Tell us a little about magazines in New Zealand. Are there many indies? Where does Folly sit?
The publication industry in New Zealand is dire. There’s only one other serious print literary journal in New Zealand, and it’s funded by a university. There are a few zine-style ones, online or photocopied and stapled together. Most of the good ones, that publish quality journalism, have been shutting down or going online only. We aren’t trying to compete with this dying industry, Folly is something else entirely. Commercial, design-driven, premium. And it’s international, we purposely welcome and curate content from around the world.

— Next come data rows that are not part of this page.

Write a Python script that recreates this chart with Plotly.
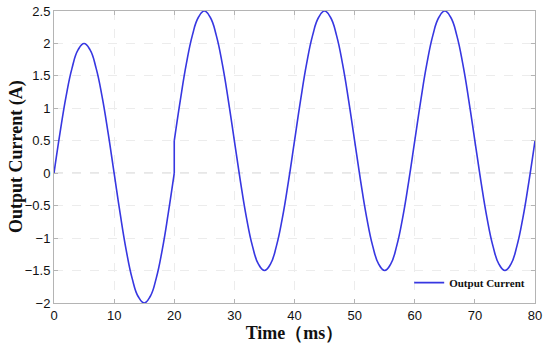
import plotly.graph_objects as go

# Time (ms) and current (A) at 1 ms steps
# first cycle (0-20 ms), amplitude 2 A
time_first = [0, 1, 2, 3, 4, 5, 6, 7, 8, 9, 10, 11, 12, 13, 14, 15, 16, 17, 18, 19, 20]
current_first = [0.0, 0.62, 1.18, 1.62, 1.90, 2.0, 1.90, 1.62, 1.18, 0.62, 0.0,
                 -0.62, -1.18, -1.62, -1.90, -2.0, -1.90, -1.62, -1.18, -0.62, 0.0]
# after the step at 20 ms (offset 0.5 A)
time_after = [20, 21, 22, 23, 24, 25, 26, 27, 28, 29, 30, 31, 32, 33, 34, 35, 36, 37, 38, 39,
              40, 41, 42, 43, 44, 45, 46, 47, 48, 49, 50, 51, 52, 53, 54, 55, 56, 57, 58, 59,
              60, 61, 62, 63, 64, 65, 66, 67, 68, 69, 70, 71, 72, 73, 74, 75, 76, 77, 78, 79, 80]
current_after = [0.5, 1.12, 1.68, 2.12, 2.40, 2.5, 2.40, 2.12, 1.68, 1.12,
                 0.5, -0.12, -0.68, -1.12, -1.40, -1.5, -1.40, -1.12, -0.68, -0.12,
                 0.5, 1.12, 1.68, 2.12, 2.40, 2.5, 2.40, 2.12, 1.68, 1.12,
                 0.5, -0.12, -0.68, -1.12, -1.40, -1.5, -1.40, -1.12, -0.68, -0.12,
                 0.5, 1.12, 1.68, 2.12, 2.40, 2.5, 2.40, 2.12, 1.68, 1.12,
                 0.5, -0.12, -0.68, -1.12, -1.40, -1.5, -1.40, -1.12, -0.68, -0.12,
                 0.5]

x_ticks = [0, 10, 20, 30, 40, 50, 60, 70, 80]
y_ticks = [-2, -1.5, -1, -0.5, 0, 0.5, 1, 1.5, 2, 2.5]

serif = "Liberation Serif, Times New Roman, serif"
sans = "Liberation Sans, Arial, sans-serif"
blue = "rgb(55,55,225)"

fig = go.Figure()
fig.add_trace(go.Scatter(
    x=time_first, y=current_first, mode="lines", name="<b>Output Current</b>",
    legendgroup="i", line=dict(color=blue, width=1.6, shape="spline", smoothing=1.3),
))
fig.add_trace(go.Scatter(
    x=[time_first[-1], time_after[0]], y=[current_first[-1], current_after[0]],
    mode="lines", legendgroup="i", showlegend=False, hoverinfo="skip",
    line=dict(color=blue, width=1.6),
))
fig.add_trace(go.Scatter(
    x=time_after, y=current_after, mode="lines", legendgroup="i", showlegend=False,
    line=dict(color=blue, width=1.6, shape="spline", smoothing=1.3),
))

fig.add_shape(type="line", xref="paper", yref="y", x0=0, x1=1, y0=0, y1=0,
              line=dict(color="#a8a8a8", width=1, dash="dash"), layer="below")

axis_common = dict(
    showline=True, linecolor="#b4b4b4", linewidth=1, mirror="ticks",
    ticks="inside", ticklen=4, tickcolor="#b4b4b4",
    showgrid=True, gridcolor="#ececec", griddash="dash", gridwidth=1,
    zeroline=False, automargin=False,
    tickfont=dict(family=sans, size=13, color="#111"),
)

fig.update_xaxes(range=[0, 80], tickvals=x_ticks, **axis_common,
                 title=dict(text="<b>Time（ms）</b>", font=dict(family=serif, size=18, color="#111"),
                            standoff=2))
fig.update_yaxes(range=[-2, 2.5], tickvals=y_ticks, **axis_common)

fig.add_annotation(text="<b>Output Current (A)</b>", xref="paper", yref="paper",
                   x=-0.079, y=0.5, xanchor="center", yanchor="middle", textangle=-90,
                   showarrow=False, font=dict(family=serif, size=18, color="#111"))

fig.update_layout(
    width=550, height=345,
    margin=dict(l=54, r=15, t=11, b=42),
    paper_bgcolor="white", plot_bgcolor="white",
    showlegend=True,
    legend=dict(x=0.99, y=0.02, xanchor="right", yanchor="bottom",
                bgcolor="rgba(255,255,255,0)", borderwidth=0,
                font=dict(family=serif, size=11, color="#111")),
)

fig.write_html("out.html", config={"displayModeBar": False},
               post_script="document.body.style.margin='0';document.body.style.overflow='hidden';")
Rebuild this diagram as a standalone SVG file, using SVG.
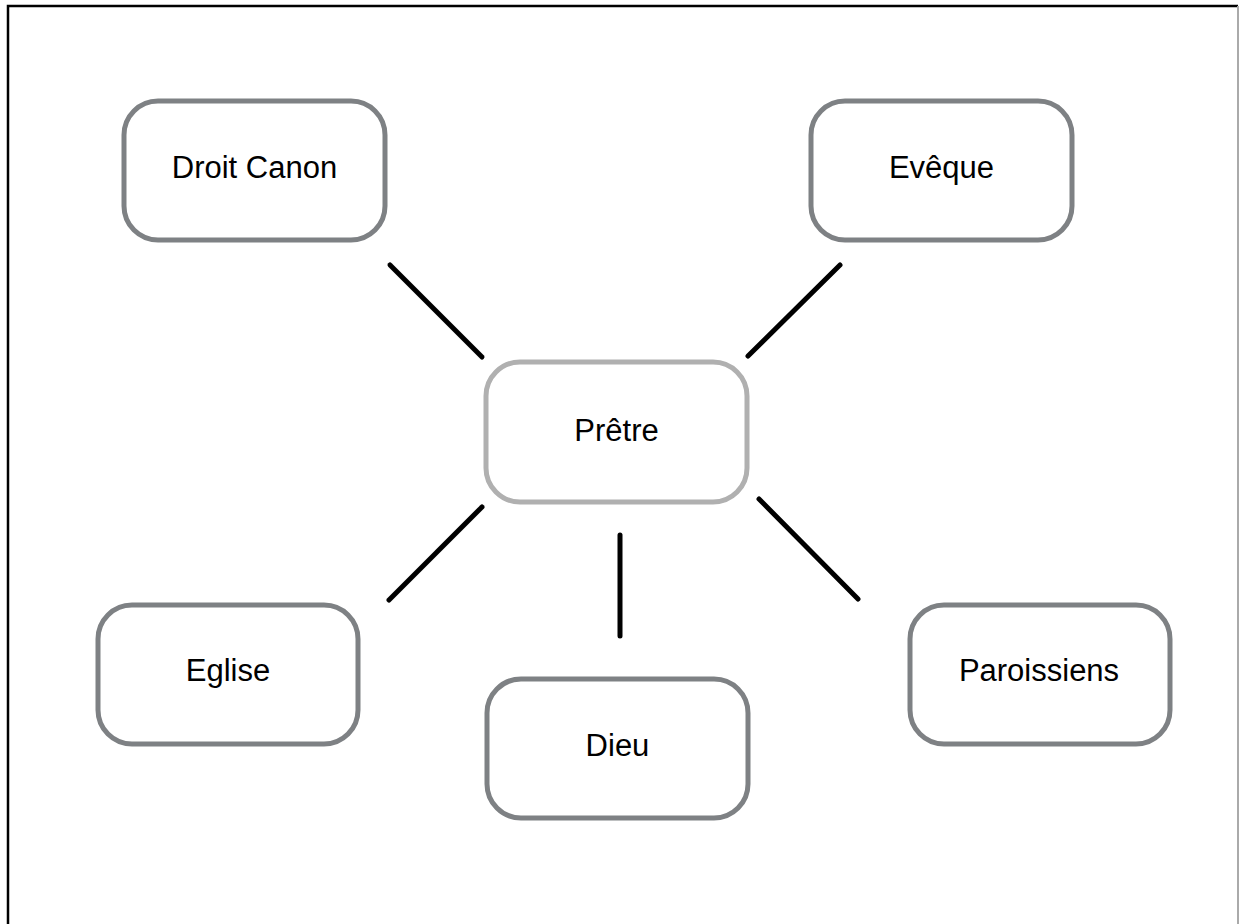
<svg xmlns="http://www.w3.org/2000/svg" width="1239" height="924" viewBox="0 0 1239 924">
<style>
.node rect{fill:#fff;stroke:#7e8184;stroke-width:5}
.center rect{stroke:#b0b0b0}
.node text{font-family:"Liberation Sans",Arial,sans-serif;font-size:31px;fill:#000;text-anchor:middle;dominant-baseline:central}
.conn line{stroke:#000;stroke-width:5;stroke-linecap:round}
</style>
<rect x="0" y="0" width="1239" height="924" fill="#fff"/>
<path d="M8 924 V6 H1238" fill="none" stroke="#000" stroke-width="2.5"/>
<line x1="1238" y1="6" x2="1238" y2="924" stroke="#aaa" stroke-width="2"/>
<g class="conn">
<line x1="390" y1="265" x2="482" y2="357"/>
<line x1="840" y1="265" x2="748" y2="356"/>
<line x1="482" y1="507" x2="389" y2="600"/>
<line x1="620" y1="535" x2="620" y2="636"/>
<line x1="759" y1="499" x2="858" y2="599"/>
</g>
<g id="droit-canon" class="node"><rect x="124" y="101" width="261" height="139" rx="34"/><text x="254.5" y="167">Droit Canon</text></g>
<g id="eveque" class="node"><rect x="811" y="101" width="261" height="139" rx="34"/><text x="941.5" y="167">Evêque</text></g>
<g id="pretre" class="node center"><rect x="486" y="362" width="261" height="140" rx="34"/><text x="616.5" y="430">Prêtre</text></g>
<g id="eglise" class="node"><rect x="98" y="605" width="260" height="139" rx="34"/><text x="228" y="670">Eglise</text></g>
<g id="dieu" class="node"><rect x="487" y="679" width="261" height="139" rx="34"/><text x="617.5" y="745">Dieu</text></g>
<g id="paroissiens" class="node"><rect x="910" y="605" width="260" height="139" rx="34"/><text x="1039" y="670">Paroissiens</text></g>
</svg>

When issue one came out, the literary community said, “This looks very commercial.” We faced a lot of judgement for actually creating a product aimed to sell, for publishing content that is fun rather than ‘literary’. New Zealanders are a funny bunch, we are a tiny island at the bottom of the world. People are territorial, and don’t like to feel like there are newcomers turning up and changing things. But we’ve simply built a luxury product people actually want to own. On Friday night I walked into Ortega, one of Wellington’s best restaurants, and saw a woman dining alone, Folly placed elegantly on the table beside her dessert. That’s the brand in a single image: literature as an accessory of taste.
What has publishing the magazine taught you that may be helpful to anyone else planning to launch one?
That naivety is a gift. I didn’t know the politics, the cliques, or the obstacles when I started Folly. I just thought it would be fun. And maybe that’s why it worked. The secret is persistence, a clear aesthetic, and not being afraid of what people think. An artist said to us on Saturday that when they first read Folly, they thought we’d be cancelled, but “instead everyone’s loving it.” It resonates because it’s honest, surprising, sexy and alive.
What are you most looking forward to this coming week?
Rest, mostly. And spotting the Folly buses. We’ve just launched a national campaign recreating the famous Sex and the City bus ad across the side of city buses. I can’t wait to find one, stand in front of it in heels, and take ridiculous Carrie Bradshaw photos for social.